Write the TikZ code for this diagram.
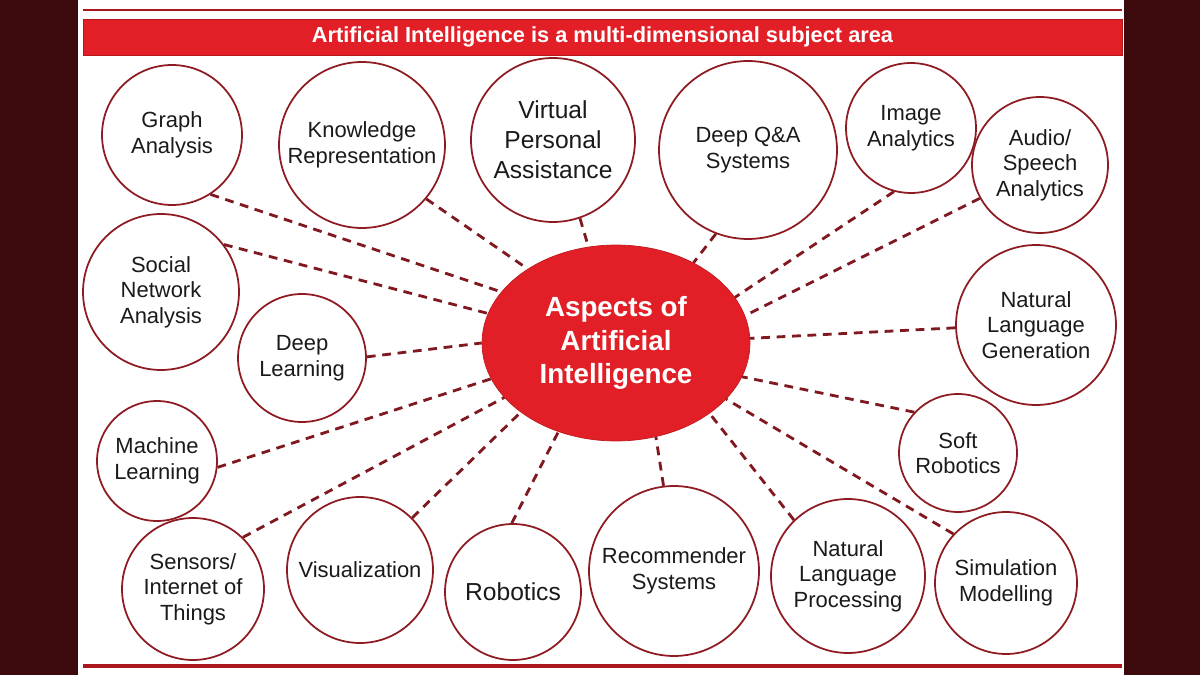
\documentclass[tikz,border=0pt]{standalone}
\usepackage{fontspec}
\setmainfont{Liberation Sans}
\usetikzlibrary{shapes.geometric}

\definecolor{aired}{HTML}{E21F26}
\definecolor{airim}{HTML}{8E1B22}
\definecolor{aiback}{HTML}{3C0A0C}
\definecolor{aitext}{HTML}{1A1A1A}

\tikzset{
  topic/.style={circle, draw=airim, line width=1pt, fill=white, inner sep=0pt,
    align=center, text=aitext, font=\fontsize{12.5}{14.6}\selectfont},
  bigtopic/.style={topic, font=\fontsize{14}{17}\selectfont},
  link/.style={draw=airim!90!black, line width=1.6pt, dash pattern=on 5pt off 3.8pt},
}

\begin{document}
\begin{tikzpicture}[x=0.02cm, y=-0.02cm]
  \useasboundingbox (0,0) rectangle (1200,675);
  % frame
  \fill[aiback] (0,0) rectangle (1200,675);
  \fill[white] (78,0) rectangle (1124,675);
  \draw[aired!75!black, line width=1.7pt] (83,10) -- (1122,10);
  \draw[aired!75!black, line width=2pt] (83,666) -- (1122,666);
  \node[fill=aired, draw=aired!80!black, minimum width=20.78cm, minimum height=0.72cm,
    inner sep=0pt, text=white, font=\bfseries\fontsize{12.4}{14}\selectfont]
    (banner) at (602.5,37) {Artificial Intelligence is a multi-dimensional subject area};

  % hub
  \node[ellipse, fill=aired, draw=aired!85!black, minimum width=5.36cm, minimum height=3.92cm,
    inner sep=0pt, align=center, text=white, font=\bfseries\fontsize{15.8}{19}\selectfont]
    (hub) at (616,343) {Aspects of\\Artificial\\Intelligence};

  % topics, top row
  \node[topic, minimum size=2.8cm] (ga) at (172,135) {Graph\\Analysis};
  \node[topic, minimum size=3.32cm] (kr) at (362,145) {Knowledge\\Representation};
  \node[bigtopic, minimum size=3.28cm] (vpa) at (553,140) {Virtual\\Personal\\Assistance};
  \node[topic, minimum size=3.56cm] (dqa) at (748,150) {Deep Q\&A\\Systems};
  \node[topic, minimum size=2.6cm] (ia) at (911,128) {Image\\Analytics};
  \node[topic, minimum size=2.72cm] (asa) at (1040,165) {Audio/\\Speech\\Analytics};
  % left side
  \node[topic, minimum size=3.12cm] (sna) at (161,292) {Social\\Network\\Analysis};
  \node[topic, minimum size=2.56cm] (dl) at (302,358) {Deep\\Learning};
  \node[topic, minimum size=2.4cm] (ml) at (157,461) {Machine\\Learning};
  % bottom row
  \node[topic, minimum size=2.84cm] (iot) at (193,589) {Sensors/\\Internet of\\Things};
  \node[topic, minimum size=2.92cm] (vis) at (360,570) {Visualization};
  \node[bigtopic, minimum size=2.72cm] (rob) at (513,592) {Robotics};
  \node[topic, minimum size=3.4cm] (rec) at (674,571) {Recommender\\Systems};
  \node[topic, minimum size=3.08cm] (nlp) at (848,576) {Natural\\Language\\Processing};
  \node[topic, minimum size=2.84cm] (sim) at (1006,583) {Simulation\\Modelling};
  % right side
  \node[topic, minimum size=2.36cm] (sr) at (958,453) {Soft\\Robotics};
  \node[topic, minimum size=3.2cm] (nlg) at (1036,325) {Natural\\Language\\Generation};

  % dashed links to the hub
  \draw[link] (ga.303) -- (hub.156);
  \draw[link] (sna.37) -- (hub.167);
  \draw[link] (kr.320) -- (hub.140);
  \draw[link] (vpa.289) -- (hub.106);
  \draw[link] (dqa.249) -- (hub.46);
  \draw[link] (ia.255) -- (hub.21);
  \draw[link] (asa.209) -- (hub.12);
  \draw[link] (nlg.182) -- (hub.2);
  \draw[link] (sr.137) -- (hub.-15);
  \draw[link] (sim.137) -- (hub.-27);
  \draw[link] (nlp.134) -- (hub.-37);
  \draw[link] (rec.97) -- (hub.-67);
  \draw[link] (rob.91) -- (hub.237);
  \draw[link] (vis.45) -- (hub.216);
  \draw[link] (iot.46) -- (hub.206);
  \draw[link] (ml.-6) -- (hub.196);
  \draw[link] (dl.1) -- (hub.180);
\end{tikzpicture}
\end{document}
--------------------
WHAT THE TASK REQUIRES: Reproduce all of the material exactly, apart from the pictures.

ANSWER TO THIS TASK:
Write the TikZ code for this diagram.
\documentclass[tikz,border=0pt]{standalone}
\usepackage{fontspec}
\setmainfont{Liberation Sans}
\usetikzlibrary{shapes.geometric}

\definecolor{aired}{HTML}{E21F26}
\definecolor{airim}{HTML}{8E1B22}
\definecolor{aiback}{HTML}{3C0A0C}
\definecolor{aitext}{HTML}{1A1A1A}

\tikzset{
  topic/.style={circle, draw=airim, line width=1pt, fill=white, inner sep=0pt,
    align=center, text=aitext, font=\fontsize{12.5}{14.6}\selectfont},
  bigtopic/.style={topic, font=\fontsize{14}{17}\selectfont},
  link/.style={draw=airim!90!black, line width=1.6pt, dash pattern=on 5pt off 3.8pt},
}

\begin{document}
\begin{tikzpicture}[x=0.02cm, y=-0.02cm]
  \useasboundingbox (0,0) rectangle (1200,675);
  % frame
  \fill[aiback] (0,0) rectangle (1200,675);
  \fill[white] (78,0) rectangle (1124,675);
  \draw[aired!75!black, line width=1.7pt] (83,10) -- (1122,10);
  \draw[aired!75!black, line width=2pt] (83,666) -- (1122,666);
  \node[fill=aired, draw=aired!80!black, minimum width=20.78cm, minimum height=0.72cm,
    inner sep=0pt, text=white, font=\bfseries\fontsize{12.4}{14}\selectfont]
    (banner) at (602.5,37) {Artificial Intelligence is a multi-dimensional subject area};

  % hub
  \node[ellipse, fill=aired, draw=aired!85!black, minimum width=5.36cm, minimum height=3.92cm,
    inner sep=0pt, align=center, text=white, font=\bfseries\fontsize{15.8}{19}\selectfont]
    (hub) at (616,343) {Aspects of\\Artificial\\Intelligence};

  % topics, top row
  \node[topic, minimum size=2.8cm] (ga) at (172,135) {Graph\\Analysis};
  \node[topic, minimum size=3.32cm] (kr) at (362,145) {Knowledge\\Representation};
  \node[bigtopic, minimum size=3.28cm] (vpa) at (553,140) {Virtual\\Personal\\Assistance};
  \node[topic, minimum size=3.56cm] (dqa) at (748,150) {Deep Q\&A\\Systems};
  \node[topic, minimum size=2.6cm] (ia) at (911,128) {Image\\Analytics};
  \node[topic, minimum size=2.72cm] (asa) at (1040,165) {Audio/\\Speech\\Analytics};
  % left side
  \node[topic, minimum size=3.12cm] (sna) at (161,292) {Social\\Network\\Analysis};
  \node[topic, minimum size=2.56cm] (dl) at (302,358) {Deep\\Learning};
  \node[topic, minimum size=2.4cm] (ml) at (157,461) {Machine\\Learning};
  % bottom row
  \node[topic, minimum size=2.84cm] (iot) at (193,589) {Sensors/\\Internet of\\Things};
  \node[topic, minimum size=2.92cm] (vis) at (360,570) {Visualization};
  \node[bigtopic, minimum size=2.72cm] (rob) at (513,592) {Robotics};
  \node[topic, minimum size=3.4cm] (rec) at (674,571) {Recommender\\Systems};
  \node[topic, minimum size=3.08cm] (nlp) at (848,576) {Natural\\Language\\Processing};
  \node[topic, minimum size=2.84cm] (sim) at (1006,583) {Simulation\\Modelling};
  % right side
  \node[topic, minimum size=2.36cm] (sr) at (958,453) {Soft\\Robotics};
  \node[topic, minimum size=3.2cm] (nlg) at (1036,325) {Natural\\Language\\Generation};

  % dashed links to the hub
  \draw[link] (ga.303) -- (hub.156);
  \draw[link] (sna.37) -- (hub.167);
  \draw[link] (kr.320) -- (hub.140);
  \draw[link] (vpa.289) -- (hub.106);
  \draw[link] (dqa.249) -- (hub.46);
  \draw[link] (ia.255) -- (hub.21);
  \draw[link] (asa.209) -- (hub.12);
  \draw[link] (nlg.182) -- (hub.2);
  \draw[link] (sr.137) -- (hub.-15);
  \draw[link] (sim.137) -- (hub.-27);
  \draw[link] (nlp.134) -- (hub.-37);
  \draw[link] (rec.97) -- (hub.-67);
  \draw[link] (rob.91) -- (hub.237);
  \draw[link] (vis.45) -- (hub.216);
  \draw[link] (iot.46) -- (hub.206);
  \draw[link] (ml.-6) -- (hub.196);
  \draw[link] (dl.1) -- (hub.180);
\end{tikzpicture}
\end{document}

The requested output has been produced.